A new report sheds light on how criminal groups coordinate with corrupt officials to smuggle hundreds of tons of cocaine out of Peru’s principal seaport every year.

According to an investigation conducted by La Republica, criminal groups are able to smuggle drugs through Peru’s major port in the city of Callao by bribing workers and other officials. One source quoted in the report — a former drug trafficker — said the port’s security chief charges around $20,000 dollars for entry to the port, and longshoremen are paid at least $10 dollars per kilo of cocaine. 

The networks of corrupt port workers know to only load containers with cocaine once they have already passed a customs inspection, according to the drug trafficker interviewed by La Republica. If containers are selected for a second inspection, traffickers are typically notified by their customs contacts hours in advance. 
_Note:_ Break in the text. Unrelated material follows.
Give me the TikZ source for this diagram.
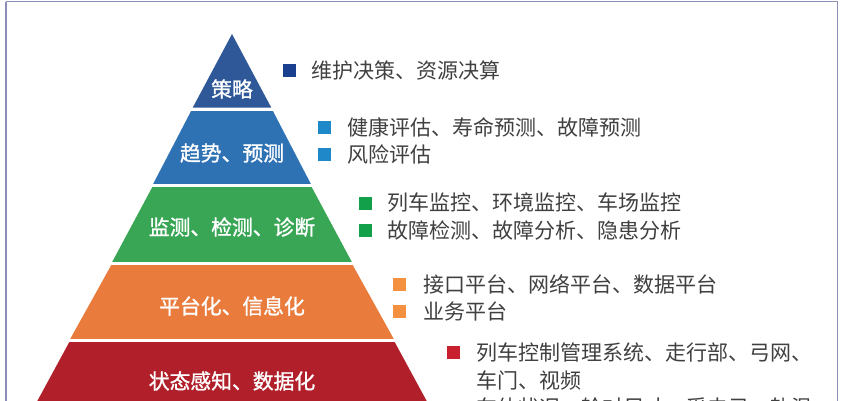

Furthermore, interdiction efforts at the port are hobbled by a lack of detection equipment like mobile scanners. Coupled with the criminal infiltration of police and customs agencies, this results in a situation in which authorities detect less than 20 percent of the cocaine that moves through Callao’s port, reported La Republica. 

According to the former head of Peru’s anti-drug police (Dirandro), 80 percent of the country’s cocaine leaves through Callao and, to a lesser degree, the port in the northwestern city of Paita. With an estimated 320 tons of cocaine produced in Peru every year, according to Dirandro, this would mean 256 tons are trafficked through these two seaports.

However, Ricardo Soberon, the former head of the Devida, another anti-drug agency, told La Republica that he estimated only 120 tons of cocaine were smuggled out by sea every year, with 80 tons moving through Callao.

InSight Crime Analysis

While Callao is undoubtedly a major smuggling route, it is unlikely the port sees 80 percent of the country’s cocaine traffic. In Peru’s major coca growing region, the Apurimac, Ene and Mantaro River Valleys (VRAEM), an estimated 200 to 240 tons of cocaine are transported every year using an air bridge that connects Peru to Brazil via Bolivia. One security expert told InSight Crime in 2014 that 90 percent of the cocaine produced in the VRAEM region is trafficked by air. 

SEE ALSO: Peru News and Profiles

Still, the importance of seaports in the cocaine trade should not be underestimated. In Colombia, for example, a fight between rival criminal groups has erupted over control of the Pacific port of Buenaventura, where upwards of 250 tons of cocaine are smuggled out of the country each year. In Peru, a similar dynamic is taking root: drug gangs have begun fighting for the Callao port, a battle that has so far resulted in at least 26 homicides.